Would you quote the material below from its first line through the line containing "Chart.register(...registerables);", exactly and with both ends included?

GIVEN DATA —

§ §

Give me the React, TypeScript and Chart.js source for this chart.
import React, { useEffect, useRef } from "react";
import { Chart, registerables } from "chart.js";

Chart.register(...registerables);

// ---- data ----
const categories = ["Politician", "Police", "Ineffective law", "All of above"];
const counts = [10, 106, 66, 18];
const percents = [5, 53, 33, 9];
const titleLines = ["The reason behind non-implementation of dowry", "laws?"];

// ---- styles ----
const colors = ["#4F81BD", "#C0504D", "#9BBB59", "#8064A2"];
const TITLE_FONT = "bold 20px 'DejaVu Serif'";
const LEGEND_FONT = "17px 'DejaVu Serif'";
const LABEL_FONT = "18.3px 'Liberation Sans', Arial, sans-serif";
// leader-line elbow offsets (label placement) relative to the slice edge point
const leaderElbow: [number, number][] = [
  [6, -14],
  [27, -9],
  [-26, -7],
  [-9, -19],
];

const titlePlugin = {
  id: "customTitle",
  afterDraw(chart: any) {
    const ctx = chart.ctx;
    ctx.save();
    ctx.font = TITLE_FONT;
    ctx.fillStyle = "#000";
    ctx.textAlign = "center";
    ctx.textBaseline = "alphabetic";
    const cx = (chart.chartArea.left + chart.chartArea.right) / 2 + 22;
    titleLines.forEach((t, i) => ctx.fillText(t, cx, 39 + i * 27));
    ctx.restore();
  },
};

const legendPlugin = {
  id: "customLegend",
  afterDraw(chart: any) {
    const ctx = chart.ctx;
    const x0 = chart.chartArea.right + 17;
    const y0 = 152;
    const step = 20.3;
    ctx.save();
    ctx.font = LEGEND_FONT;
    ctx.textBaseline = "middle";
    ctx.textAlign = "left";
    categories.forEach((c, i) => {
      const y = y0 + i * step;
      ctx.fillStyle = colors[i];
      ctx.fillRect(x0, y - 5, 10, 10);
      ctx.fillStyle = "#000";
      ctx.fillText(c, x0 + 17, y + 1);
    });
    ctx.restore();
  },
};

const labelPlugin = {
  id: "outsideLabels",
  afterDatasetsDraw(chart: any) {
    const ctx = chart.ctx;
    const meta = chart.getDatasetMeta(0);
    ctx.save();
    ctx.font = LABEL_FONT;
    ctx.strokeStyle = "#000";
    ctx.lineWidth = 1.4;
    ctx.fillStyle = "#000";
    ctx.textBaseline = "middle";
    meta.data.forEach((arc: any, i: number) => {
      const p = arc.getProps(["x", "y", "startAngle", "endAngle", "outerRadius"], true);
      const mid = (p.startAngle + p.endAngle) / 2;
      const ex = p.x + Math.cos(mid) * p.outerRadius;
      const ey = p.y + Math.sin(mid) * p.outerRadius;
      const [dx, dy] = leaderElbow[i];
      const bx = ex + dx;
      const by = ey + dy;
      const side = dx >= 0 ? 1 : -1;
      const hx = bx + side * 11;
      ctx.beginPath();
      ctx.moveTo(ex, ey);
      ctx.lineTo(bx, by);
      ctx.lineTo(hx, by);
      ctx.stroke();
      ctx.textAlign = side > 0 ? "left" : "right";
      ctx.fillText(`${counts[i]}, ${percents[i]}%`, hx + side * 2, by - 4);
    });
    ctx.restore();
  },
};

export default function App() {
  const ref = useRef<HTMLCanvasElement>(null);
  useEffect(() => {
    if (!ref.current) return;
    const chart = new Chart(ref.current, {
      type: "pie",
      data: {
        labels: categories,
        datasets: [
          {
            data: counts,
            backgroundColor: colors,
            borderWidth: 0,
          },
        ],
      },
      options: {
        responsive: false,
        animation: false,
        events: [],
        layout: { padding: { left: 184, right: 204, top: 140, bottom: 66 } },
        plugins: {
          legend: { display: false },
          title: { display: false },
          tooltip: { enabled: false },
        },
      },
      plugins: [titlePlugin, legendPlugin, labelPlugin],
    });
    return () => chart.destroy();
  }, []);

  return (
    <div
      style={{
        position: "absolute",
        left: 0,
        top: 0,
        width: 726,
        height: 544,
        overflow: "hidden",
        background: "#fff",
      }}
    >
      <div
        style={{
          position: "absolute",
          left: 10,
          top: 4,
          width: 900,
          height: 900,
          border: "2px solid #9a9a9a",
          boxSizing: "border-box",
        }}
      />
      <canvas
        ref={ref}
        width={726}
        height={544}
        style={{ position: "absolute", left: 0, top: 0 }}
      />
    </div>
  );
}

§ §

THE OUTPUT —
Give me the React, TypeScript and Chart.js source for this chart.
import React, { useEffect, useRef } from "react";
import { Chart, registerables } from "chart.js";

Chart.register(...registerables);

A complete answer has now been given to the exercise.